Blowing and multiple slip effects on bio-nano-convection flow in porous media within the gap of a rotating cone-disc system

Abstract

Fluid flow inside the gap between a rotating cone and a disc has significant applications in biochemical engineering, biotechnological (biofuel) processing and materials science. In these areas, engineers are continuously exploring the combination of nanofluids, bioconvection mechanisms and other features (e.g. porous filtration materials) to optimize (flow) performance. Motivated by these applications, the present article describes a mathematical model for simulating nanofluid transport with bioconvection microorganisms inside the conical gap between a rotating cone-disc system containing an incompressible, sparse Darcian porous medium. Buongiorno's two-component nanoscale model is deployed for the nanofluid and Kuznetsov gyrotactic bioconvection model utilized for the microorganism self-propulsion. The mathematical model also features multiple walls slip effects and Stefan blowing boundary conditions.

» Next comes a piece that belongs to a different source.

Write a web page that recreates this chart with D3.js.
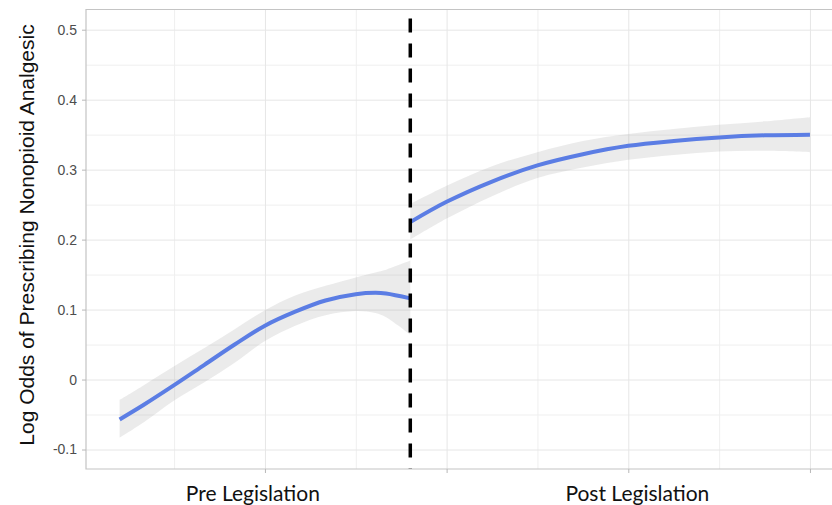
<!DOCTYPE html>
<html>
<head>
<meta charset="utf-8">
<script src="https://cdnjs.cloudflare.com/ajax/libs/d3/7.8.5/d3.min.js"></script>
<style>
	body { margin: 0; background: #fff; }
	svg { display: block; }
	.axis path { display: none; }
	.axis line { stroke: #b8b8b8; }
	.y.axis text { fill: #4d4d4d; font-family: 'Liberation Sans', Arial, sans-serif; font-size: 14px; }
	.grid line { stroke: #e6e6e6; }
	.grid.minor line { stroke: #efefef; }
	.grid path { display: none; }
</style>
</head>
<body>
<div id="chart"></div>
<script>
// months since start of the study window
var preMonths = [2.4, 4, 6, 8, 10, 12, 14, 16, 18, 19.3, 20, 21.6];
var preFit = [-0.057, -0.036, -0.008, 0.021, 0.05, 0.077, 0.097, 0.113, 0.122, 0.124, 0.123, 0.116];
var preUpper = [-0.029, -0.008, 0.019, 0.045, 0.072, 0.099, 0.12, 0.134, 0.146, 0.153, 0.157, 0.17];
var preLower = [-0.083, -0.061, -0.03, -0.004, 0.024, 0.055, 0.077, 0.092, 0.098, 0.095, 0.089, 0.064];

var postMonths = [21.6, 24, 27, 30, 33, 36, 39, 42, 45, 48];
var postFit = [0.225, 0.254, 0.283, 0.306, 0.322, 0.334, 0.341, 0.346, 0.349, 0.35];
var postUpper = [0.251, 0.277, 0.305, 0.325, 0.341, 0.351, 0.358, 0.364, 0.369, 0.375];
var postLower = [0.2, 0.23, 0.262, 0.288, 0.303, 0.314, 0.321, 0.326, 0.327, 0.325];

var cutoff = 21.6;
var xMajor = [12, 24, 36, 48];
var xMinor = [6, 18, 30, 42];
var yMajor = [-0.1, 0, 0.1, 0.2, 0.3, 0.4, 0.5];
var yMinor = [-0.05, 0.05, 0.15, 0.25, 0.35, 0.45];
var periodLabels = ['Pre Legislation', 'Post Legislation'];
var periodCenters = [11.2, 36.6];
var yTitle = 'Log Odds of Prescribing Nonopioid Analgesic';

var width = 832;
var height = 505;
var panel = { left: 86, right: 846, top: 9.5, bottom: 469 };

var makeSeries = function(months, fit, upper, lower) {
	return months.map(function(m, i) {
		return { x: m, fit: fit[i], hi: upper[i], lo: lower[i] };
	});
};

var series = [
	makeSeries(preMonths, preFit, preUpper, preLower),
	makeSeries(postMonths, postFit, postUpper, postLower)
];

var svg = d3.select('#chart')
	.append('svg')
	.attr('width', width)
	.attr('height', height);

var xScale = d3.scaleLinear()
	.domain([0.18, 50.38])
	.range([panel.left, panel.right]);

var yScale = d3.scaleLinear()
	.domain([-0.1, 0.5])
	.range([449.5, 29.7]);

/*
 * Grid
 */
svg.append('g')
	.attr('class', 'grid minor')
	.attr('transform', 'translate(0,' + panel.bottom + ')')
	.call(d3.axisBottom(xScale).tickValues(xMinor).tickSize(-(panel.bottom - panel.top)).tickFormat(''));

svg.append('g')
	.attr('class', 'grid minor')
	.attr('transform', 'translate(' + panel.left + ',0)')
	.call(d3.axisLeft(yScale).tickValues(yMinor).tickSize(-(panel.right - panel.left)).tickFormat(''));

svg.append('g')
	.attr('class', 'grid')
	.attr('transform', 'translate(0,' + panel.bottom + ')')
	.call(d3.axisBottom(xScale).tickValues(xMajor).tickSize(-(panel.bottom - panel.top)).tickFormat(''));

svg.append('g')
	.attr('class', 'grid')
	.attr('transform', 'translate(' + panel.left + ',0)')
	.call(d3.axisLeft(yScale).tickValues(yMajor).tickSize(-(panel.right - panel.left)).tickFormat(''));

/*
 * Confidence bands and fitted lines
 */
var area = d3.area()
	.curve(d3.curveCatmullRom.alpha(0.5))
	.x(function(d) { return xScale(d.x); })
	.y0(function(d) { return yScale(d.lo); })
	.y1(function(d) { return yScale(d.hi); });

var line = d3.line()
	.curve(d3.curveCatmullRom.alpha(0.5))
	.x(function(d) { return xScale(d.x); })
	.y(function(d) { return yScale(d.fit); });

svg.append('g')
	.selectAll('path')
	.data(series)
	.enter()
	.append('path')
	.attr('d', area)
	.attr('fill', '#999999')
	.attr('fill-opacity', 0.2);

svg.append('g')
	.selectAll('path')
	.data(series)
	.enter()
	.append('path')
	.attr('d', line)
	.attr('fill', 'none')
	.attr('stroke', '#5b7de4')
	.attr('stroke-width', 4)
	.attr('stroke-linecap', 'butt');

/*
 * Cutoff line
 */
svg.append('line')
	.attr('x1', xScale(cutoff))
	.attr('x2', xScale(cutoff))
	.attr('y1', panel.top + 9)
	.attr('y2', panel.bottom)
	.attr('stroke', '#000')
	.attr('stroke-width', 3.5)
	.attr('stroke-dasharray', '14,11');

/*
 * Panel border (left, top, bottom)
 */
svg.append('path')
	.attr('d', 'M' + panel.right + ',' + panel.top + 'H' + panel.left + 'V' + panel.bottom + 'H' + panel.right)
	.attr('fill', 'none')
	.attr('stroke', '#c4c4c4')
	.attr('stroke-width', 1.2);

/*
 * Axes
 */
svg.append('g')
	.attr('class', 'x axis')
	.attr('transform', 'translate(0,' + panel.bottom + ')')
	.call(d3.axisBottom(xScale).tickValues(xMajor).tickSize(4).tickFormat(''));

svg.append('g')
	.attr('class', 'y axis')
	.attr('transform', 'translate(' + panel.left + ',0)')
	.call(d3.axisLeft(yScale).tickValues(yMajor).tickSize(4).tickPadding(5)
		.tickFormat(function(d) { return d === 0 ? '0' : d3.format('.1f')(d).replace('\u2212', '-'); }));

svg.append('text')
	.attr('transform', 'translate(34,' + 235 + ') rotate(-90)')
	.attr('text-anchor', 'middle')
	.attr('font-family', "'Liberation Sans', Arial, sans-serif")
	.attr('font-size', '21px')
	.attr('fill', '#111')
	.text(yTitle);

svg.append('g')
	.selectAll('text')
	.data(periodLabels)
	.enter()
	.append('text')
	.attr('x', function(d, i) { return xScale(periodCenters[i]); })
	.attr('y', 501)
	.attr('text-anchor', 'middle')
	.attr('font-family', 'Lato, sans-serif')
	.attr('font-size', '21px')
	.attr('fill', '#111')
	.text(function(d) { return d; });
</script>
</body>
</html>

By employing coordinate transformations derived via group theory methods, the governing transport equations are transformed into a set of similarity equations with coupled boundary conditions. These transformed similarity equations are then solved numerically with an efficient finite difference method available in the MATLAB solver "bvp4c". Some of the results reported are verified with special cases from the literature. Extensive graphical visualization of the key flow characteristics is included. Four physical cases are considered, namely the static disc with rotating cone, static cone with rotating disc, disc-cone in co-rotation, and disc-cone in counter rotation. Smaller gap angles are observed to intensify heat, NPVF transport rates and wall motile microorganism flux rates. Axial velocity attains the highest magnitude with large centrifugal force generated by the rotation of cone. Thermal slip induces a decrement in fluid temperature and associated thermal boundary layer thickness. Greater Stefan blowing leads to an increment in velocity components, fluid temperature, nanoparticle concentration (volume fraction) and gyrotactic microorganism concentration (density number) for all 4 cases examined.